Выбрать главу

После этого узники разместились по-новому.

Королева взяла сына в свою комнату, а в другую, к принцессе Елизавете, переселила дочь.

Эти комнаты разделялись чем-то вроде кабинета, где постоянно находились муниципал и часовой.

Для короля стали готовить новое помещение, но, поскольку в этом помещении он должен был быть оторван от королевы, позвали архитектора.

Этим архитектором был прославленный патриот Паллуа, который не только разрушил Бастилию, но еще и торговал ее камнями, продавая их обтесанными во всех видах.

Король изъявил желание остаться жить в той комнате, где он находился; однако метр Паллуа не был человеком, способным брать в расчет желания короля; он ответил, что получает приказы только от Коммуны и делает лишь то, что она ему приказывает.

Вот каков был распорядок дня: утром королева давала уроки истории дофину и заставляла его учить наизусть стихи лучших поэтов; затем все поднимались в комнату короля и там завтракали; после завтрака король раскладывал на столе карту и занимался географией с юным принцем; затем все спускались в сад, поскольку для здоровья дофина были необходимы прогулки; затем возвращались к себе, дофин занимался арифметикой, после чего наступал час обеда; спать ложились рано, по крайней мере дети, ибо нередко королева и принцесса Елизавета сидели допоздна, вместе или врозь, душою и глазами прильнув к какой-нибудь вероучительной книге.

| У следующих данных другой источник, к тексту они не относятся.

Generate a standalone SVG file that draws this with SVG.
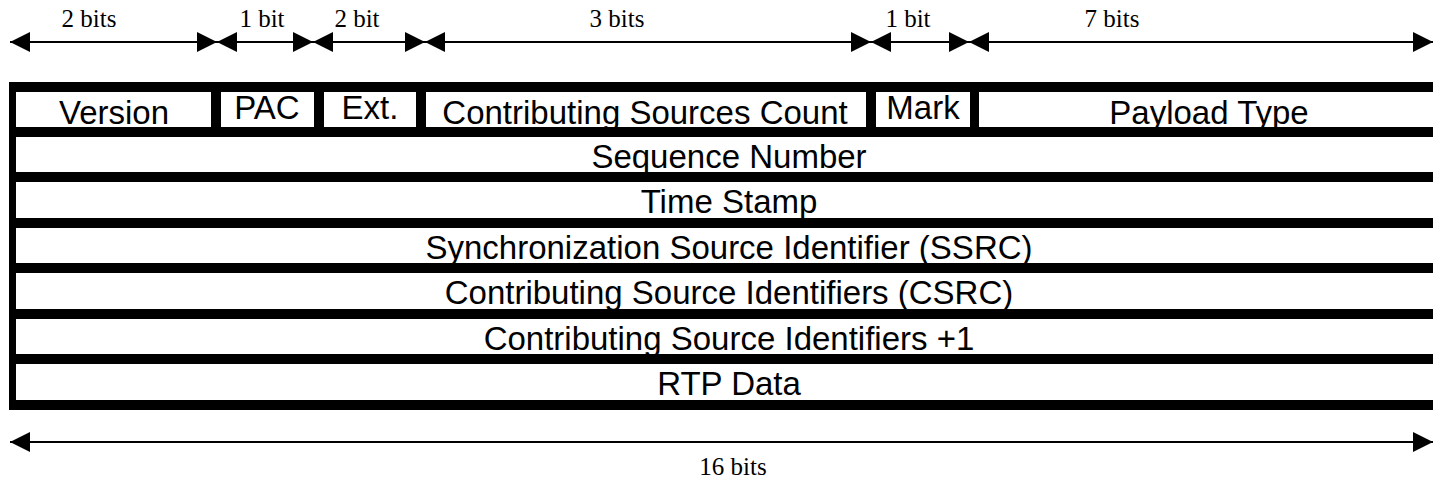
<svg xmlns="http://www.w3.org/2000/svg" width="1433" height="478" viewBox="0 0 1433 478">
  <style>
    .cell { fill: #ffffff; }
    .field { font-family: "Liberation Sans", Arial, sans-serif; font-size: 33px; fill: #000000; text-anchor: middle; }
    .dim { stroke: #000000; stroke-width: 2; fill: none; marker-start: url(#head); marker-end: url(#head); }
    .dimlabel { font-family: "Liberation Serif", "Times New Roman", serif; font-size: 25px; fill: #000000; text-anchor: middle; }
  </style>
  <defs>
    <marker id="head" markerUnits="userSpaceOnUse" markerWidth="20" markerHeight="20" refX="20" refY="10" orient="auto-start-reverse" viewBox="0 0 20 20">
      <path d="M0,0 L20,10 L0,20 z" fill="#000000"/>
    </marker>
  </defs>

  <rect x="0" y="0" width="1433" height="478" fill="#ffffff"/>

  <!-- header frame: black backing, fields are white cells on top -->
  <rect id="frame" x="9" y="82" width="1424" height="328" fill="#000000"/>

  <!-- first word: six fields -->
  <g id="version">
    <rect class="cell" x="16" y="92" width="195" height="35"/>
    <text class="field" x="114" y="124">Version</text>
  </g>
  <g id="pac">
    <rect class="cell" x="221" y="92" width="93" height="35"/>
    <text class="field" x="267" y="119">PAC</text>
  </g>
  <g id="ext">
    <rect class="cell" x="324" y="92" width="92" height="35"/>
    <text class="field" x="370" y="119">Ext.</text>
  </g>
  <g id="csrc-count">
    <rect class="cell" x="426" y="92" width="440" height="35"/>
    <text class="field" x="645" y="124">Contributing Sources Count</text>
  </g>
  <g id="mark">
    <rect class="cell" x="876" y="92" width="94" height="35"/>
    <text class="field" x="923" y="119">Mark</text>
  </g>
  <g id="payload-type">
    <rect class="cell" x="979" y="92" width="454" height="35"/>
    <text class="field" x="1209" y="124">Payload Type</text>
  </g>

  <!-- full-width rows -->
  <g id="sequence-number">
    <rect class="cell" x="16" y="137" width="1417" height="35"/>
    <text class="field" x="729" y="168">Sequence Number</text>
  </g>
  <g id="time-stamp">
    <rect class="cell" x="16" y="182" width="1417" height="36"/>
    <text class="field" x="729" y="213">Time Stamp</text>
  </g>
  <g id="ssrc">
    <rect class="cell" x="16" y="228" width="1417" height="35"/>
    <text class="field" x="729" y="259">Synchronization Source Identifier (SSRC)</text>
  </g>
  <g id="csrc">
    <rect class="cell" x="16" y="273" width="1417" height="36"/>
    <text class="field" x="729" y="304">Contributing Source Identifiers (CSRC)</text>
  </g>
  <g id="csrc-plus-one">
    <rect class="cell" x="16" y="319" width="1417" height="35"/>
    <text class="field" x="729" y="350">Contributing Source Identifiers +1</text>
  </g>
  <g id="rtp-data">
    <rect class="cell" x="16" y="364" width="1417" height="36"/>
    <text class="field" x="729" y="395">RTP Data</text>
  </g>

  <!-- bit-width dimension arrows -->
  <g id="connectors">
    <line class="dim" x1="10" y1="42" x2="217" y2="42"/>
    <line class="dim" x1="217" y1="42" x2="313" y2="42"/>
    <line class="dim" x1="313" y1="42" x2="425" y2="42"/>
    <line class="dim" x1="425" y1="42" x2="871" y2="42"/>
    <line class="dim" x1="871" y1="42" x2="969" y2="42"/>
    <line class="dim" x1="969" y1="42" x2="1433" y2="42"/>
    <line class="dim" x1="10" y1="442" x2="1433" y2="442"/>
  </g>

  <g id="dimension-labels">
    <text class="dimlabel" x="89" y="27">2 bits</text>
    <text class="dimlabel" x="262" y="27">1 bit</text>
    <text class="dimlabel" x="357" y="27">2 bit</text>
    <text class="dimlabel" x="617" y="27">3 bits</text>
    <text class="dimlabel" x="908" y="27">1 bit</text>
    <text class="dimlabel" x="1112" y="27">7 bits</text>
    <text class="dimlabel" x="733" y="475">16 bits</text>
  </g>
</svg>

В первые дни король сопровождал своего сына в этих прогулках по саду Тюильри, но в конце концов был вынужден отказаться от этого развлечения из-за оскорблений, которые он получал от садовых сторожей.

В день Святого Людовика под окном короля распевали «Дело пойдет!».

Утром того же дня король узнал, что г-н де Лафайет покинул Францию. Позднее мы увидим, почему и в связи с чем у короля возникли сомнения в достоверности этого известия; однако вечером Манюэль подтвердил ему данную новость, принеся принцессе Елизавете письмо от ее теток, помеченное Римом.

Это было последнее письмо, которое королевская семья получила из-за границы.

Мало того что Людовика XVI не величали более титулом короля, мало того что его не называли более ни государем, ни его величеством — в его присутствии муниципалы нарочито садились и не обнажали голову. Король воспринимал все эти обиды с терпением, похожим на душевную вялость. Лишь в один из дней, а точнее, в одну из ночей, он выглядел взволнованным, чуть ли не огорченным.

Это было 24 августа, между полночью и часом ночи; несколько муниципалов вошли без доклада в комнату короля и приблизились к его постели; при виде этих людей камердинер бросается к ним.

— Что вам угодно, господа? — спрашивает он.

— В силу постановления Коммуны, — говорит один из них, — мы явились осмотреть эту комнату и забрать оружие, которое может здесь находиться.

— У меня нет оружия, — произносит король.

Муниципалы все обыскали и, в самом деле, ничего не нашли.

— Ладно, — сказали они, — довольно. Но, когда узник вошел в Тампль, у него была шпага; отдайте-ка ее нам.

Король повернулся к камердинеру и приказал ему принести шпагу.

На другой день король, как всегда молчаливый, дал знать, настолько тяжелым было для него это оскорбление; из всех оскорблений, нанесенных ему к этому времени, оно ранило его сильнее всего, и потому в тот же день он велел камердинеру написать Петиону, дабы известить его о том, что произошло ночью, и потребовать у него, чтобы были, наконец, установлены правила, в соответствии с которыми ему будут передавать указы Коммуны.

Петион не дал никакого ответа на это письмо.

То, что у короля забрали шпагу, внушило острое беспокойство королевской семье; в головах узников тотчас же возник страх ночного убийства. Страх этот стал казаться достаточно обоснованным, когда в тот же вечер появился новый муниципал, человек высокого роста, с мрачным и смуглым лицом, который вошел в комнату и, поигрывая в руках дубинкой, сказал:

— Я пришел провести здесь обыск; никто не знает, что может случиться. Я муниципал и хочу быть уверенным, что у этого господина нет никакой возможности бежать отсюда.

Произнося слово «господин», он концом своей палки указал на короля, который незадолго до этого лег в постель.

К муниципалу подошел камердинер.

— Сударь, — произнес он, — ваши сослуживцы уже проводили подобный обыск прошлой ночью, и король соблаговолил стерпеть его.